THE PROBLEM: Scan the entries below for the word "this". Copy each line that has it.
>> START MATERIALS PROVIDED
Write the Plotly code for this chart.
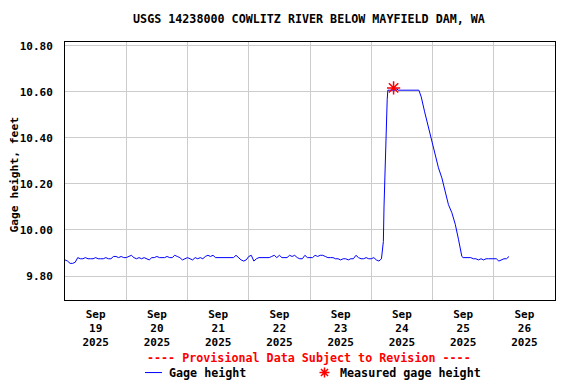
>> END MATERIALS PROVIDED
>> START MATERIALS PROVIDED
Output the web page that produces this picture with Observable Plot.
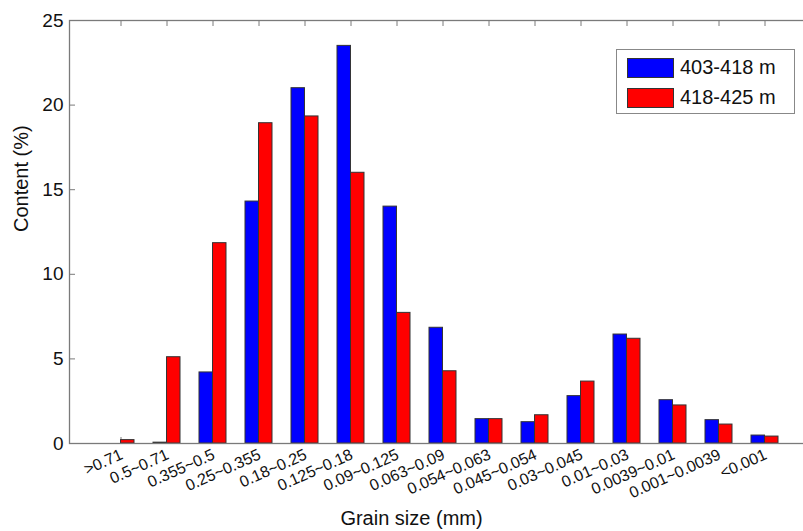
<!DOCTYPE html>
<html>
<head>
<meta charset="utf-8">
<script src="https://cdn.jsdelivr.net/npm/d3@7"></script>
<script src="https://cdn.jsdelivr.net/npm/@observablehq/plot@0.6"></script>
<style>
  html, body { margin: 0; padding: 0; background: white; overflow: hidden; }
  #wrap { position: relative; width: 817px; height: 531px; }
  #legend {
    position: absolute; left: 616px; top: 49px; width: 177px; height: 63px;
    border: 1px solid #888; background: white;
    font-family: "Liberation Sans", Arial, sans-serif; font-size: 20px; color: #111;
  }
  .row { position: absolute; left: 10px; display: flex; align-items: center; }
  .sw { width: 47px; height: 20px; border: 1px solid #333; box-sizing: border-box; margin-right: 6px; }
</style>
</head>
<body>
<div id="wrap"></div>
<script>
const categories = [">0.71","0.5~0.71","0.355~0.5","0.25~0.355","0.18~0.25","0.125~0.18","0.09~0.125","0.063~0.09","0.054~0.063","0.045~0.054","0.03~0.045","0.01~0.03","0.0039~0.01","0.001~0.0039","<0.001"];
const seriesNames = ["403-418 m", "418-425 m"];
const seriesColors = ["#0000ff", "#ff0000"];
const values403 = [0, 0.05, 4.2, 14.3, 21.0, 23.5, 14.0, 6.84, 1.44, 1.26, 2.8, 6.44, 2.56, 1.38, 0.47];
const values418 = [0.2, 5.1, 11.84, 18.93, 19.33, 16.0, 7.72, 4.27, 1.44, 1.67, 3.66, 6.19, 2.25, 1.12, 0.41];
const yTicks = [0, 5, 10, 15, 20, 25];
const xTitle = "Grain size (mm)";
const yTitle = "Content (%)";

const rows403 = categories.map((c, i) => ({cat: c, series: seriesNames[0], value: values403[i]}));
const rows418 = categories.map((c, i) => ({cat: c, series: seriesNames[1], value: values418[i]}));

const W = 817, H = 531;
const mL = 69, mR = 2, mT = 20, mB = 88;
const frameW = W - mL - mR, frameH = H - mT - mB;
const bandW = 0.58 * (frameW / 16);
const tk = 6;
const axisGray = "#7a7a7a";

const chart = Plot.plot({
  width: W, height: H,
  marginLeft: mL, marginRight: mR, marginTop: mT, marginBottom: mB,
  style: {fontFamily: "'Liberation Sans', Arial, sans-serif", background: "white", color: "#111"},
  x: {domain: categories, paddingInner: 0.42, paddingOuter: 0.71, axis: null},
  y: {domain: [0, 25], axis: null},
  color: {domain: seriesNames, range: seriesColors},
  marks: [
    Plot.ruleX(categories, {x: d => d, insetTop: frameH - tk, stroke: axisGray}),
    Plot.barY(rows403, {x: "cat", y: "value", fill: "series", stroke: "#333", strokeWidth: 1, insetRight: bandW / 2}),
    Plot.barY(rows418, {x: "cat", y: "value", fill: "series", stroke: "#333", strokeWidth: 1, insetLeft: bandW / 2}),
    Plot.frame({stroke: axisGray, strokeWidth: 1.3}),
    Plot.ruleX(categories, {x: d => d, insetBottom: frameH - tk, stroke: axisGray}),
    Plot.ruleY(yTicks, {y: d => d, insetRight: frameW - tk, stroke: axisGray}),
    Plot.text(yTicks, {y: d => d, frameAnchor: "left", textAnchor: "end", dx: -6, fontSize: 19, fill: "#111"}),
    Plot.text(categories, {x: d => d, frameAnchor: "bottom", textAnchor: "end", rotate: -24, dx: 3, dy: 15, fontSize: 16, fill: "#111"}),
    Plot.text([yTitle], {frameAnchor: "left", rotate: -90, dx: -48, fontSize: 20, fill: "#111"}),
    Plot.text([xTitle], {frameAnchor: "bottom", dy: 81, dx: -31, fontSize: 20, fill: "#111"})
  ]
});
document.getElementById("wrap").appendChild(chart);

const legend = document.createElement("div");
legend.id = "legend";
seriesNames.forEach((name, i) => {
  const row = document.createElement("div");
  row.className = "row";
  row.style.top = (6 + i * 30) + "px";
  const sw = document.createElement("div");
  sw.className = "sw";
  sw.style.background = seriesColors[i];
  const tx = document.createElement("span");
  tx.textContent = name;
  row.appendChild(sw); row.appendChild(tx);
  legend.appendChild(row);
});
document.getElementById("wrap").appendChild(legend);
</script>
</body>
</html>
>> END MATERIALS PROVIDED
RESPONSE:
Write the Plotly code for this chart.
Output the web page that produces this picture with Observable Plot.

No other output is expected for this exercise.